El jueves por la mañana, Hannah se pasó por el hospital a las ocho, de camino al trabajo. Se había convertido en parte de su rutina empezar la jornada sentándose junto a la cama de Kate para hablar con ella, con la esperanza y la fe de que la escuchara.
Recordó el libro que había leído de un neurocirujano que había estado en coma profundo pero que oía todo cuanto ocurría a su alrededor.
A lo mejor a Kate le pasa lo mismo, pensó mientras tomaba una mano de su hermana entre las suyas. Le contó que la noche anterior Justin Kramer había comprado la cena en Shun Lee West y la había llevado a su casa, y que la bromelia que él le había regalado estaba floreciendo.

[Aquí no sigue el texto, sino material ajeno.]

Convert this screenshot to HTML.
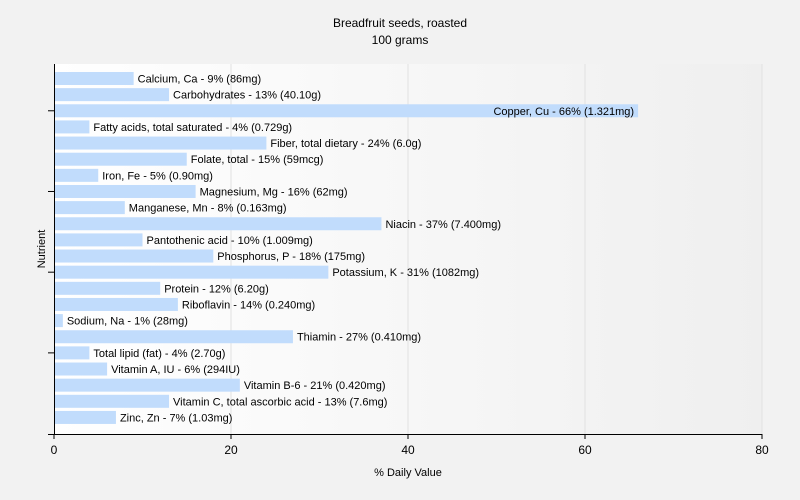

—Tiene algo especial, Kate —dijo—. Me gusta mucho. Antes de conocerlo, me comentó que te había regalado la planta como detalle de bienvenida.
Entonces, mientras hablaba, Kate le apretó débilmente la mano durante un breve instante.
Cuando el doctor Patel entró a visitar a Kate, y Hannah le contó lo ocurrido, él dijo:
—No me sorprende. Desde que la fiebre remitió, Kate está realizando progresos increíbles. La inflamación del cerebro ha desaparecido por completo. Ya no hay rastro de la hemorragia. Poco a poco iremos retirándole la sedación; empezaremos a partir de hoy. Si va todo bien, mañana, o el sábado como muy tarde, estará en planta. Tengo grandes esperanzas de que recupere la conciencia. Aunque no recuerde el pasado más inmediato, y con eso me refiero a la explosión. Creo que conseguirá recuperarse del todo.
Mientras el médico hablaba, Kate volvió a apretar la mano a Hannah.
—¡Doctor, Kate intenta decirme que sabe que estoy aquí! —exclamó Hannah.
—Seguro que sí.
—Ahora tengo que irme a trabajar, pero no podría haberme dado mejores noticias. Gracias. ¡Muchas gracias!
Kate intentó mover los labios. «Hannah, quédate conmigo, por favor —quería decir—. No paro de tener esa pesadilla. No quiero tenerla más. No quiero estar sola».